Drama, Thriller (Tamil)

Test is a test of patience and more.

Fri, April 4 2025

We are in the middle of a writers' room conversation for Test.

Writer 1: The first of our two leading men is a cricket legend past his prime. He has been out of form lately, and his place in the playing XI, ahead of a crucial India-Pakistan Test series — let’s call it ‘Freedom Series’ (slow clap) — is in jeopardy. His name is Arjun, but everyone, including his son, calls him ‘Dada’ (wink, wink). We can cast Siddharth, but a statutory clause in his contract has to be that he has to wear a perpetually pained expression throughout. In terms of grumpiness, we can ask him to channel Rang De Basanti’s Karan Singhania, but in a far inferior film. Writer 2: The other man, Saravanan, is a MIT graduate. Not Manipal, but Massachusetts, as he reiterates in the film with indignation. At least twice or thrice, we will make him say that he wanted to become the next Steve Jobs.
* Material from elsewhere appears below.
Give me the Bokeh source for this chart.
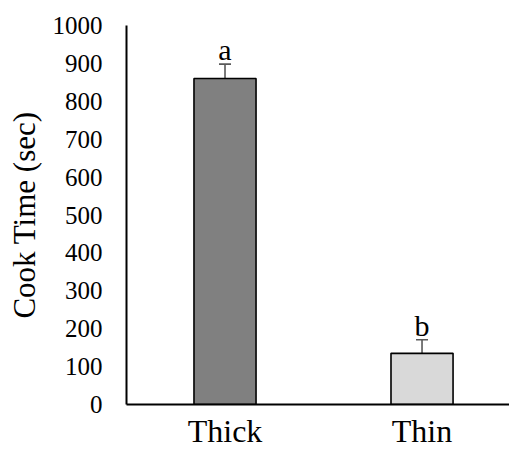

He calls himself a scientist, runs a canteen in Chennai and is working on a project that he hopes will make Tamil Nadu the leader in fuel cell technology in the country. In a totally unrelated characteristic, he is also obsessed with biryani. We will put that in a couple of times in the script (note: look for a sponsor). But a twist of fate changes him. Since R. Madhavan just played an unhinged character in Shaitaan, let’s cast him. But tell him that he’s ‘crazy’, not unhinged, otherwise he tends to go overboard. And yes, make him sound like he is from MIT. Let him quote Jack Kerouac: ‘The only people for me are the mad ones’. Let him break into devilish laughter without any reason. Towards the end, make sure he stops shaving. How will he look and sound crazy otherwise?